Let's first talk about how they moved in, then I will tell you how all four garages are filled with junk and they cannot put their cars in them.  A moving van brought their stuff - they got temporary occupancy while the house was being finished (HA!).  Then, a couple of fridays later, their was a u-haul going back and forth between this house and their rental house all weekend.  Then come Tuesday, Two Men and a Truck came for the next two or three days.  They pull the lawn mower out of a slot in the garage and then it goes right back in.  Four garages, the detached one has attic space.  Plus a basement.  All this storage and there is still shit on their side porch (their main entrance that faces my house) football equipment (they empty their Suburbans (more on those next) onto the porch, not the garage.  A stroller, a wagon.  You name it, it is out there.  OH, and the famr size John Deere tractor that was there all Summer.  You know, 'cause they graded their own yard (except for the back, they left that full of weeds and overgrown plants).  And now I am looking at a trailer and a Suburban that hasn't moved in at least a week and a half.  She mentioned this past spring on of their cars had transmission problems.  They do have an old jeep that he, a dental professional drives. This past summer he was driving the suburban without the air.  Yesterday a new Suburban pulled up, he got out and I was like AHA! that other one doesn't work (Am I Mrs.
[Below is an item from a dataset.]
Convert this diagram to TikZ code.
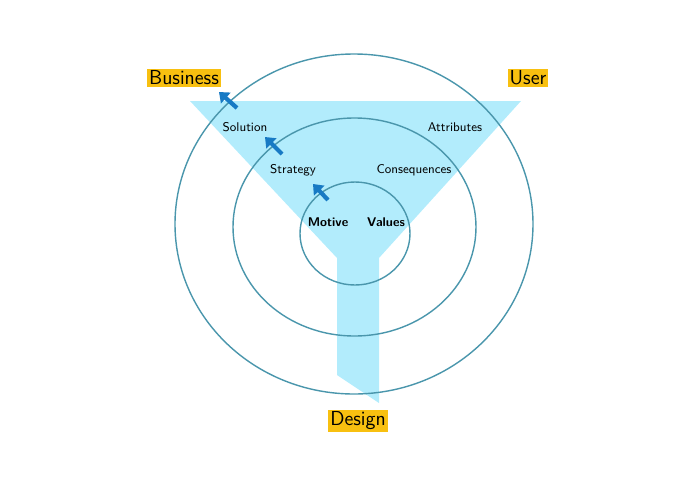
\documentclass[tikz,border=0pt]{standalone}
\usetikzlibrary{arrows.meta}
\definecolor{funnelblue}{RGB}{178,236,252}
\definecolor{ringteal}{RGB}{74,150,172}
\definecolor{arrowblue}{RGB}{24,122,196}
\definecolor{markgold}{RGB}{248,192,16}

\begin{document}
\begin{tikzpicture}[x=0.025cm, y=-0.025cm,
	every node/.style={font=\sffamily},
	ring/.style={draw=ringteal, line width=1pt},
	tag/.style={fill=markgold, inner sep=1.5pt, font=\sffamily\Large},
	level/.style={font=\sffamily\small},
	core/.style={font=\sffamily\small\bfseries},
	push/.style={arrowblue, line width=3pt, -{Triangle[length=6.5pt, width=10pt]}}]
	\useasboundingbox (0,0) rectangle (700,495);
	% funnel
	\fill[funnelblue] (190,101) -- (521,101) -- (379,258) -- (379,403)
		-- (337,375) -- (337,258) -- cycle;
	% rings
	\draw[ring] (354,224) ellipse [x radius=179, y radius=170];
	\draw[ring] (354.5,227) ellipse [x radius=121.5, y radius=109];
	\draw[ring] (355,233.5) ellipse [x radius=55, y radius=51.5];
	% labels
	\node[tag] (business) at (184,78) {Business};
	\node[tag] (user) at (528,78) {User};
	\node[tag] (design) at (358,421) {Design};
	\node[level] (solution) at (245,127) {Solution};
	\node[level] (attributes) at (455,127) {Attributes};
	\node[level] (strategy) at (293,170) {Strategy};
	\node[level] (consequences) at (414,170) {Consequences};
	\node[core] (motive) at (328,222) {Motive};
	\node[core] (values) at (386,222) {Values};
	% arrows
	\coordinate (t1) at (237,108); \coordinate (h1) at (219,92);
	\coordinate (t2) at (282,154); \coordinate (h2) at (265,137);
	\coordinate (t3) at (328,200); \coordinate (h3) at (313,184);
	\draw[push] (t1) -- (h1);
	\draw[push] (t2) -- (h2);
	\draw[push] (t3) -- (h3);
\end{tikzpicture}
\end{document}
Kravitz or what?  I swear, but until I get a fence, this is all in plain sight.  It is hard NOT to look out back of my house - it is like a bad, white trash play.) Anyway, they loaded the new one up and went somewhere - leaving us a peaceful weekend. Mr. Angry Mommy thinks they rented it because it was already plated. 

They are very loud with all their kids.  Coming in after my kids are asleep.  So loud.  Loud in the afternoon is one thing, after 9 on a school night, another.  OH, and they leave their door open for 10s of minutes.  Like a barn door.  Did I mention the gravel on the side of the driveway that is adjacent to our fence?  OK, I am happy they have a driveway.......  People, I could go on and on and on.  And I do.  This is like a bad sitcom to the Angry Mommy and her husband.

Oh, oh, oh, I have to tell you, after I let her take my girls for manis/pedis for her daughter's birthday, she tells me how she runs into things in parking lots.  Her 7 year old doesn't sit in a booster (and she isn't much bigger than my tiny six year old) and I have seen the 7 year old in the front seat.  Oh, it is is better.  Crazy neighbor tells me how she took a bunch of kids to the big city (60 miles away) and she didn't have enough seat belts, so she had kids double up.  Would you tell this to anybody?  Don't you hope it was her kids that doubled up?  Who does this????????

So, I am calm now and have to get ready for my boot camp class.  Hopefully there will be some boxing so I can picture their house in front of me. And maybe the crazy woman who built it.  Oh, and they won't move like I hope, because you know no one will pay for the house what they have into it.  It is a disaster!

I am calm, find my happy place, find my happy place.  Ommmmmmm!!!!!